I entered college and my first semester took Psych 101. Sitting in lecture we were reviewing a study done with monkeys where they were placed with faux mothers. These mothers had faces like other monkeys but their bodies were wire type figures. One monkey had a mother figure that was covered in a warm blanket and radiated heat while giving out warm milk. That monkey attached and thrived. The other monkey's mother was ice cold and the milk was ice cold and, well we all know what happened to that monkey. I remember it was excruciating for me to watch and I was almost in tears. It hit home, I was the unattached monkey who was not thriving. Maybe physically, but not emotionally in any capacity.
When I had my first child I immediately felt this protective overwhelming love for this baby. As often is the case with adoptees our first child is the only person we have ever been biologically related to. As my daughter grew along with our bond, I looked back on my own childhood the evidence mounted that adoption was the factor in my mothers lack of ability in attaching to me. I was nothing like her, we were night and day, and nothing I did could fill the huge chasm of differences and bring us together. Ever. Although I knew this was not my fault intellectually, I felt ashamed that somehow two mothers couldn't love me. The abuse and emotional neglect had scarred me much deeper than physically.
The huge issue is that attachment and bonding can often be complicated and difficult when it comes to adoption.

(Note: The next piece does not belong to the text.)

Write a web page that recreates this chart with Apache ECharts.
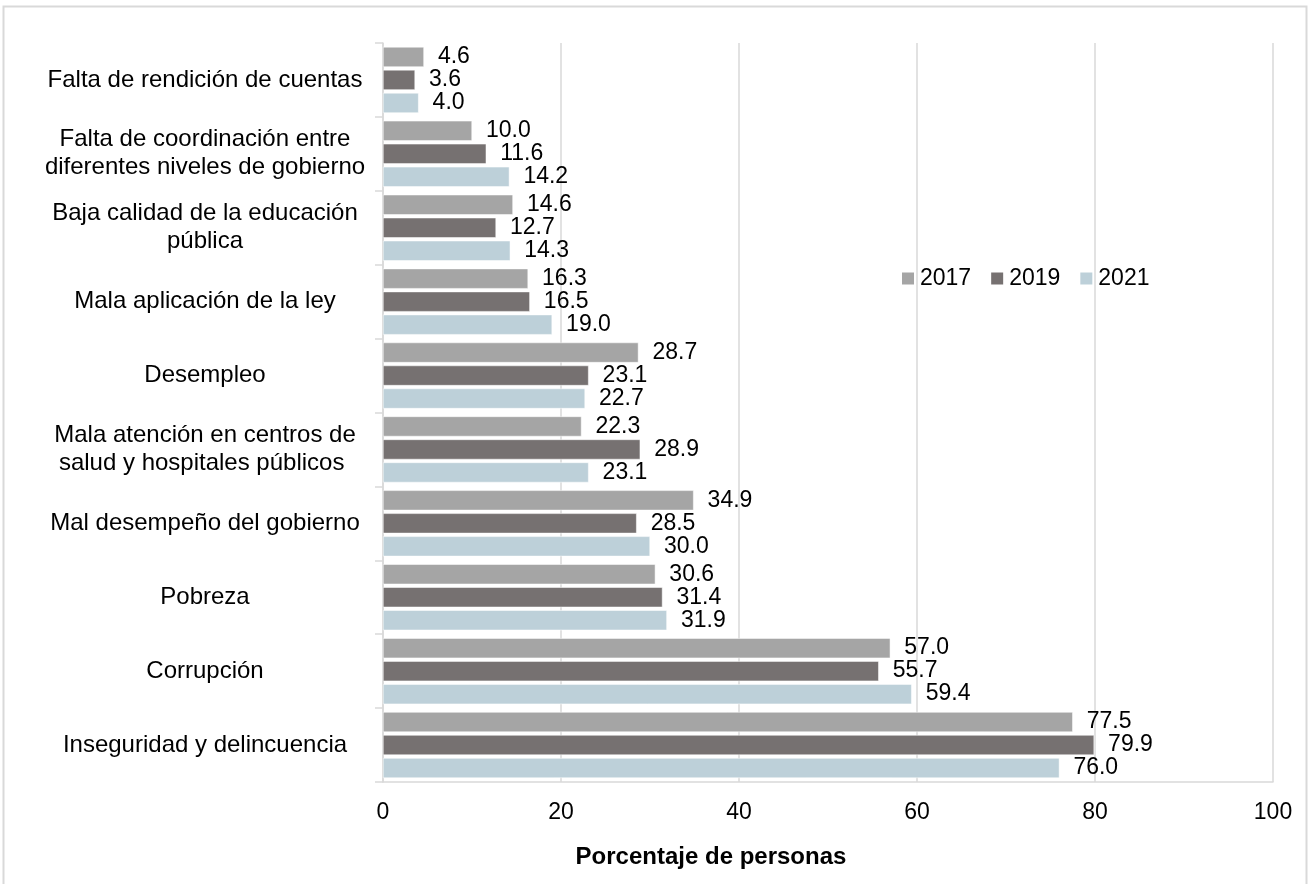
<!DOCTYPE html>
<html><head><meta charset="utf-8">
<script src="https://cdn.jsdelivr.net/npm/echarts@6/dist/echarts.min.js"></script>
<style>html,body{margin:0;padding:0;background:#fff}#c{width:1310px;height:884px}</style>
</head><body><div id="c"></div>
<script>
const categories = [
  "Falta de rendición de cuentas",
  "Falta de coordinación entre\ndiferentes niveles de gobierno",
  "Baja calidad de la educación\npública",
  "Mala aplicación de la ley",
  "Desempleo",
  "Mala atención en centros de\nsalud y hospitales públicos ",
  "Mal desempeño del gobierno",
  "Pobreza",
  "Corrupción",
  "Inseguridad y delincuencia"
];
const seriesNames = ["2017", "2019", "2021"];
const values2017 = [4.6, 10.0, 14.6, 16.3, 28.7, 22.3, 34.9, 30.6, 57.0, 77.5];
const values2019 = [3.6, 11.6, 12.7, 16.5, 23.1, 28.9, 28.5, 31.4, 55.7, 79.9];
const values2021 = [4.0, 14.2, 14.3, 19.0, 22.7, 23.1, 30.0, 31.9, 59.4, 76.0];
const xTicks = [0, 20, 40, 60, 80, 100];
const colors = ["#A5A5A5", "#767171", "#BDD0D9"];

const font = "Liberation Sans, Arial, sans-serif";
const chart = echarts.init(document.getElementById('c'), null, {renderer: 'canvas'});
const allValues = [values2017, values2019, values2021];
chart.setOption({
  animation: false,
  textStyle: {fontFamily: font},
  graphic: [{
    type: 'rect', shape: {x: 3.5, y: 6.5, width: 1303, height: 900},
    style: {fill: 'none', stroke: '#D9D9D9', lineWidth: 2}, silent: true
  }],
  legend: {
    data: seriesNames, left: 897, top: 262, itemWidth: 12, itemHeight: 12, itemGap: 20,
    icon: 'rect',
    itemStyle: {borderWidth: 0},
    textStyle: {fontSize: 23, color: '#000', fontFamily: font, padding: [0, 0, 0, 1]}
  },
  grid: {left: 383, right: 37, top: 43, bottom: 102, containLabel: false},
  xAxis: {
    type: 'value', min: xTicks[0], max: xTicks[xTicks.length - 1], interval: 20,
    name: 'Porcentaje de personas', nameLocation: 'middle', nameGap: 63,
    nameTextStyle: {fontSize: 24, fontWeight: 'bold', color: '#000', fontFamily: font, padding: [0, 0, 0, -234]},
    axisLine: {show: true, lineStyle: {color: '#D9D9D9', width: 1.5}},
    axisTick: {show: false},
    axisLabel: {fontSize: 23, color: '#000', margin: 19, fontFamily: font},
    splitLine: {show: true, lineStyle: {color: '#D9D9D9', width: 1.5}}
  },
  yAxis: {
    type: 'category', data: categories, inverse: true,
    axisLine: {show: true, lineStyle: {color: '#D9D9D9', width: 1.5}},
    axisTick: {show: true, length: 8, lineStyle: {color: '#D9D9D9', width: 1.5}},
    axisLabel: {fontSize: 24, color: '#000', margin: 178, lineHeight: 28, align: 'center',
      fontFamily: font},
    splitLine: {show: false}
  },
  series: seriesNames.map((n, i) => ({
    name: n, type: 'bar', data: allValues[i],
    barWidth: 20, barGap: '15%', barCategoryGap: '11%',
    itemStyle: {color: colors[i], borderColor: '#fff', borderWidth: 0.5},
    label: {show: true, position: 'right', distance: 14, fontSize: 23, color: '#000', fontFamily: font,
      formatter: p => p.value.toFixed(1)}
  }))
});
</script></body></html>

You can take a branch from a tree and sever it from it's origin and graft it onto another tree successfully. But, that branch will still bloom and grow in it's original form. It may take nourishment from the new tree and flourish if the bond forged is a strong and healthy one. Are there nonadopted children who don't attach with biological parents, certainly. However, Adoptees already have been unattached from their families of origin so the issue looms larger in our lives.
Adoptees have been expected to become like their adoptive families, the Blank Slate Theory. Their roots, nature, and genetics have been whitewashed as if they don't exist. The legacy of the closed records era in adoption has had a huge impact on the masses of adult adoptees struggling with the conflicting nature vs. nurture, especially when nature is a mystery, and the discussion or knowledge of it is hidden and swept under the rug. Had I have had the information I do now about my biological family and the genetic person I was and am younger, how much different my life would have been.
It is not just the “bad experience” of a few adoptees, it is widespread and rampant. With the large on and offline adoptee support groups, and the many now who are writing of their lives and experiences being adopted, it speaks volumes for the drastic changes that are necessary if adoption is to function in any capacity as best for the children it is to supposed to provide for. Adoptees are here to say “Please listen to us carefully” because it is that vital for future adoptees, for their children, and for the families who want what is best for them.